Et soudain, alors qu'on croyait tout savoir, Lemire nous cueille en révélant que, vingt ans avant les faits de Reborn, Lucy avait passé le flambeau à sa fille Rosie et que c'est cette dernière qui a tué le Dr. Andromeda quand il a voulu ouvrir un portail pour l'Anti-Dieu. Ce twist, fabuleux, imprévisible, modifie la perception et la compréhension des quatre épisodes précédents. Mais ce n'est pas tout.
Le centre-ville de Spiral City a vu apparaître des fenêtres dimensionnelles qui, lorsqu'on les franchit, révèlent des horreurs, un environnement anarchique, directement issus de la Para-Zone. La Para-Zone renvoie évidemment directement au colonel Weird et du Dr. Andromeda, qui l'ont exploré, avec des fortunes diverses (mais en y laissant des plumes tous les deux). Ces ouvertures dimensionnelles ont abouti à l'apparition d'une nouvelle Spiral City qui flotte à l'envers au-dessus de la Spiral City actuelle et la collision est aussi inévitable qu'imminente. Cela vous dit quelque chose ? Bien entendu, si vous avez lu les différentes Crisis de DC ou Avengers de Hickman, avec les fameuses "incursions" et le choc de Terres issues de dimensions parallèles.

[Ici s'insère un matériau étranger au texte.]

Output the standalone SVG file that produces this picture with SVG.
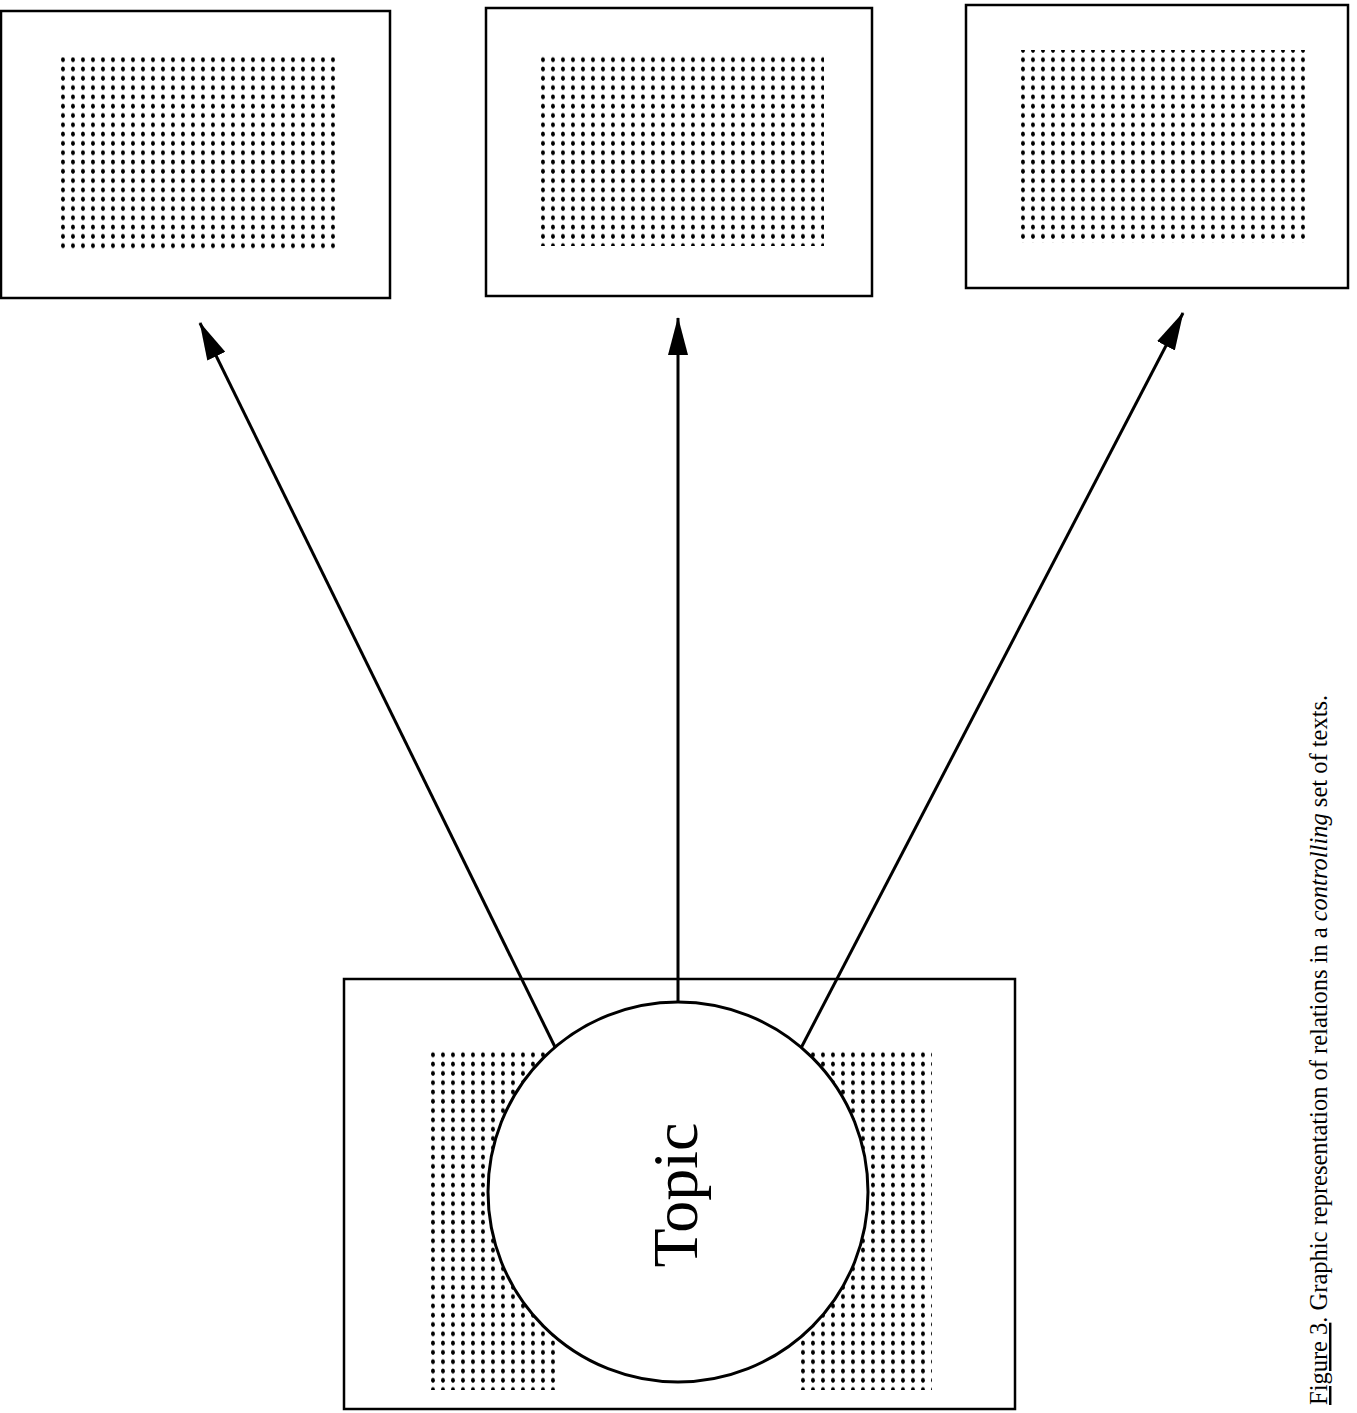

Lorsque, suite à une découverte qui renvoie au début de Black Hammer : Reborn, quand Rosie Weber a rencontré Skulldigger qui lui a remis in bipeur, Lucy remonte le signal jusqu'à Spiral City 2 et tombe sur... Skulldigger. Celui évite de justesse son exécution par Black Hammer lorsqu'il lui révèle qu'un autre Dr. Andromeda est le seul à pouvoir empêcher la collision des deux villes. Mais, pour ne rien arranger, voilà que surgissent Sherlock Frankenstein (l'amant de Golden Gail - cf. Black Hammer : Age of Doom et la mini-série Sherlock Frankenstein) et sa Ligue du Mal, résolus à contrecarrer les plans des deux héros.
On ne s'ennuie vraiment pas. Mais on pouvait craindre que le résultat pâtisse de l'absence au dessin de Caitlin Yarsky, dont la perstation depuis quatre mois était irréprochable. Que nenni ! En recrutant Malachi Ward et Matt Sheean pour la remplacer, Lemire a eu le nez creux et gâgeons que, pour les fans, ce sera une très bonne surprise.

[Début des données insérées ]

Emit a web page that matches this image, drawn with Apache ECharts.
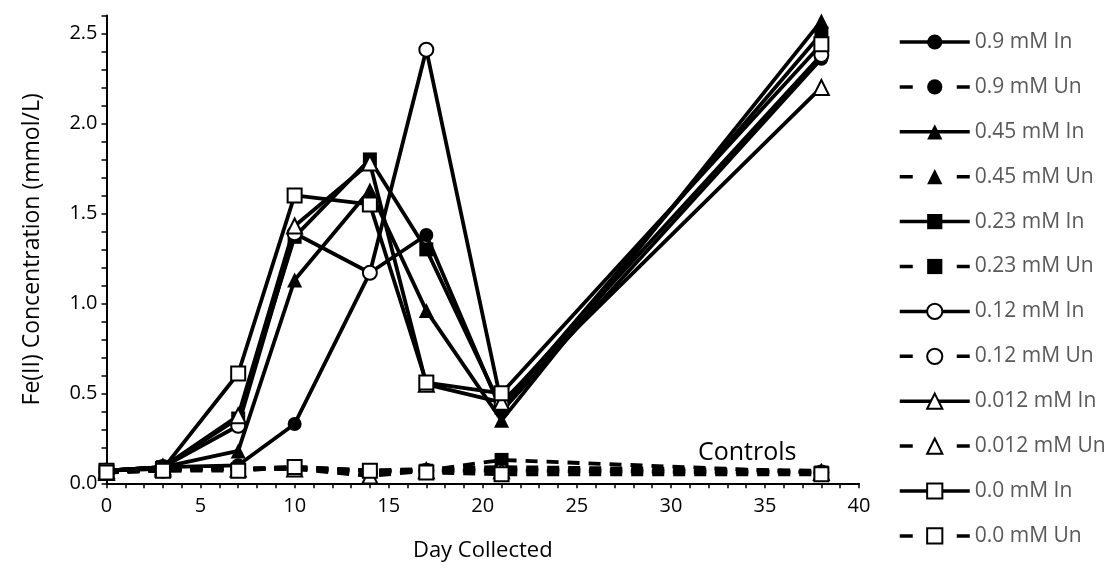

Je n'avais jamais lu ce que dessinaient Ward et Sheean auparavant (ils ont signé une série chez Image, The Ancestor, et réalisé des épisodes du relaunch de Prophet, créé par Rob Liefeld), mais j'ai été séduit par ce qu'ils font ici. Leur trait est plus rond que celui de Yarsky, mais comme elle, leurs planches sont détaillées. Il suffit de voir la double page où Lucy vole entre les deux Spiral City pour apprécier la minutie avec laquelle tous les buildings sont représentés.
Les deux artistes, chez qui il est impossible de distinguer qui fait quoi (même si je crois que Sheean réalise les finitions, l'encrage, et Ward les crayonnés), s'amusent volontiers avec le découpage, de manière toujours pertinente (voir la planche ci-dessus où Lucy trouve le bipeur de Skulldigger dans le sac de Rosie avec des cases qui se rétrécessent de bande en bande). Toutefois, l'ensemble reste sobre et cela contribue efficacement à souligner à quel point l'environnement est sans dessus-dessous (comme lorsque Lucy passe de Spiral City 1 à Spiral City 2).
Alors, oui, encore une fois, la limite de cette entreprise tient dans le fait que Black Hammer : Reborn s'adresse à des lecteurs initiés, familiers de cet univers de ces personnages. Si vous n'avez rien lu de Lemire à ce sujet, vous serez largués par les auto-citations. Mais raison de plus pour vous pencher sur le Black Hammer-verse, où il n'y a pratiquement rien à jeter, riche d'une diversité incroyable.